His research is expected to indicate whether more study is needed regarding lifestyle factors — such as sun exposure and vitamin D levels — in terms of MS risk.

“This may explain why the disease is more common in Tasmania than in locations closer to the equator. If we could identify the risk factors and reduce them by just 50%, we could significantly reduce the risk of MS globally,” he said.

For Vivien Li, MD, of the Royal Melbourne Hospital VIC, the AU$24,990 (about $17,200) grant will allow her to use new MRI technology to investigate how changes in disease-modifying treatments affect MS disease activity. Li will employ a 7-Tesla MRI scanner — one of two in Australia — that has a much greater resolution than standard hospital scanners.

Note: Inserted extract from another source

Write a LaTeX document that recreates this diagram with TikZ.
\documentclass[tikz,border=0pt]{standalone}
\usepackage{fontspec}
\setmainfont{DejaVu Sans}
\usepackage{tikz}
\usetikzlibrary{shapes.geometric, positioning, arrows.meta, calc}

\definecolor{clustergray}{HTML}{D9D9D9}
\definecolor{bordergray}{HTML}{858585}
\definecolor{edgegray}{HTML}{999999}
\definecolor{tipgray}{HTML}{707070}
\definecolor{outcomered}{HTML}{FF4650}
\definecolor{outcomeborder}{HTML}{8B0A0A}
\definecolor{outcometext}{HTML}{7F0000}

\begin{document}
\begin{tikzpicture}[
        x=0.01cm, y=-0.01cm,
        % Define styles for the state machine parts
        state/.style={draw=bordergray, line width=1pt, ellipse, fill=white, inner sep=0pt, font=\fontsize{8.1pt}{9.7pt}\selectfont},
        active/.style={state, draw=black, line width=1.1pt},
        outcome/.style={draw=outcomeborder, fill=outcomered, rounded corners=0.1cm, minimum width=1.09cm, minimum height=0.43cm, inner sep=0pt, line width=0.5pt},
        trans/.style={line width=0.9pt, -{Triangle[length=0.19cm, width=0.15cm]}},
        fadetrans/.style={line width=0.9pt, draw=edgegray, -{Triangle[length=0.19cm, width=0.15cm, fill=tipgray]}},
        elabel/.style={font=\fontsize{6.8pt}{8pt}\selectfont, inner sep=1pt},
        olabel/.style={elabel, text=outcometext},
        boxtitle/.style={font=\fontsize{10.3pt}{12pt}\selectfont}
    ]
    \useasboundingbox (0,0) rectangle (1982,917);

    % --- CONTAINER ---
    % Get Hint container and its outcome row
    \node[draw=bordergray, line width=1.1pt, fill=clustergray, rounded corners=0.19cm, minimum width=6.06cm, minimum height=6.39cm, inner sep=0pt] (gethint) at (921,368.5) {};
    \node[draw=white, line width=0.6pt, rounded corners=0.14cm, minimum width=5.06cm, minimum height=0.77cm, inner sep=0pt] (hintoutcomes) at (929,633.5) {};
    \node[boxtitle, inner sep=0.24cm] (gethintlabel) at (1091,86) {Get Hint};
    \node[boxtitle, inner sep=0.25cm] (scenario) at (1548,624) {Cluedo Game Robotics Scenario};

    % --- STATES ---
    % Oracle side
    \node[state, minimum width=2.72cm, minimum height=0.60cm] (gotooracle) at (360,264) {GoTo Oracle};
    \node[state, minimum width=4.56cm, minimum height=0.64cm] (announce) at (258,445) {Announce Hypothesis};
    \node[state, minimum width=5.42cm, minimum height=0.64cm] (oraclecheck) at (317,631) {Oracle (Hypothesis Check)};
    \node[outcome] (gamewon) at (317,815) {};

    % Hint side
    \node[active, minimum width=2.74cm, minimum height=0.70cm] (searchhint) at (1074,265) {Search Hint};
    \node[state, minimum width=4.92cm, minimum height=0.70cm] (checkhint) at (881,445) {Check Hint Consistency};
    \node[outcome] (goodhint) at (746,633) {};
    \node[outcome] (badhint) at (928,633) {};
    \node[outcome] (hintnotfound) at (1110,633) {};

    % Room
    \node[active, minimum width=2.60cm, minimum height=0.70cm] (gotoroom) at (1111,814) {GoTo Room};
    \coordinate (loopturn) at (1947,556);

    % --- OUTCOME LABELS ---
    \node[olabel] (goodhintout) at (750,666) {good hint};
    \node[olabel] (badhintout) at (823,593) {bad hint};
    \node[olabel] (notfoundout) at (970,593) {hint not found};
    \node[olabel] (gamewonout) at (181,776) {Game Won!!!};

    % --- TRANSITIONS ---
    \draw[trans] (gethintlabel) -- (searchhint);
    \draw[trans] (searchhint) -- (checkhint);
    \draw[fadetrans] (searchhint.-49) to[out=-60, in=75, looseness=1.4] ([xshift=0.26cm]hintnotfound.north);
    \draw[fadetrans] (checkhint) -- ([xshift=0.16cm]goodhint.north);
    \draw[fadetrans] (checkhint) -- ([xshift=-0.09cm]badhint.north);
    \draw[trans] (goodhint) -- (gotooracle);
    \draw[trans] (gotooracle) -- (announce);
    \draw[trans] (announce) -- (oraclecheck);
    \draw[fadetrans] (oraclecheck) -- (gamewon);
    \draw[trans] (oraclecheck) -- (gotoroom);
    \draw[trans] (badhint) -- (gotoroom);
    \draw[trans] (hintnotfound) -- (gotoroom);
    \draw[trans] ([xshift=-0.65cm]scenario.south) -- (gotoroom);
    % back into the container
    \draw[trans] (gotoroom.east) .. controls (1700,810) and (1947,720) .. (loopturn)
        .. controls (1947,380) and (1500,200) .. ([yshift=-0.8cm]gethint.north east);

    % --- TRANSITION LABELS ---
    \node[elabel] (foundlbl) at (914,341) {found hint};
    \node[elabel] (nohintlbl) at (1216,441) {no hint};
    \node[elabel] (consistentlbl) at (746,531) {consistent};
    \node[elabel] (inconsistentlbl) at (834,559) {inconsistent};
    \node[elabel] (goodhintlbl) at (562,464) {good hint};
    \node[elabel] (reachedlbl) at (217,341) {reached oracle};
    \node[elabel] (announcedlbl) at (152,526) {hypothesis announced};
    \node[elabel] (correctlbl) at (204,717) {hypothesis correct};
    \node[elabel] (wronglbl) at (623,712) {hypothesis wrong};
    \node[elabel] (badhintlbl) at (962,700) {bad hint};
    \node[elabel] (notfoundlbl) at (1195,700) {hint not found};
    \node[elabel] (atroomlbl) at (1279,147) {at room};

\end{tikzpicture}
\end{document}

“This research will study how brain inflammation is affected by stopping or pausing treatment using new MRI technologies, which provide better images, comparing them to routine hospital scans to see if smaller and subtler changes of MS activity can be identified,” she said.

Belinda Kaskow, PhD, of Murdoch University, will use her AU$16,000 (just over $11,000) grant to study whether specific parts of the immune system are already abnormal in people with clinically isolated syndrome (CIS). These individuals have experienced a first episode of MS symptoms, but have not yet been diagnosed with the disease.

Her work may help in developing treatment approaches to prevent people with CIS from experiencing additional relapses and progressing to clinically definite MS.

“Understanding immune system dysfunction at the earliest clinical time point to study MS allows us to better understand the disease course so that we can develop therapies to halt disease progression,”  Kaskow said.

The goal for Alistair Govier-Cole, PhD, of Monash University, is to understand how oligodendrocytes — cells that usually repair the protective myelin sheath around nerve fibers — may help perpetuate an autoimmune reaction against myelin in MS patients. His grant is for AU$13,750 (nearly $9,500).

“Knowing that every scientific contribution we can make to better understand MS is one small step closer to the dream of eventually curing MS, or at least making it more treatable and improving the quality of life of people with MS, provides a lot of motivation,” Govier-Cole said.

The largest grant, a post-graduate scholarship worth AU$105,000 (about $72,000), was awarded to Samuel Klistorner, of the University of Sydney. He plans to use the funding to study better ways to monitor nervous system degeneration in MS, as well as the prospective effect of treatments to prevent damage to brain tissue around chronic lesions.

“My research, in collaboration with neurologists, scientists, and fellow researchers, will help to develop biomarkers that can one day be used in drug trials for treatment,” Klistorner said.

MS Australia said all of the 2022 funding is going toward “‘out-of-the-box’ Australian research projects that will explore innovative ways to prevent and treat multiple sclerosis.”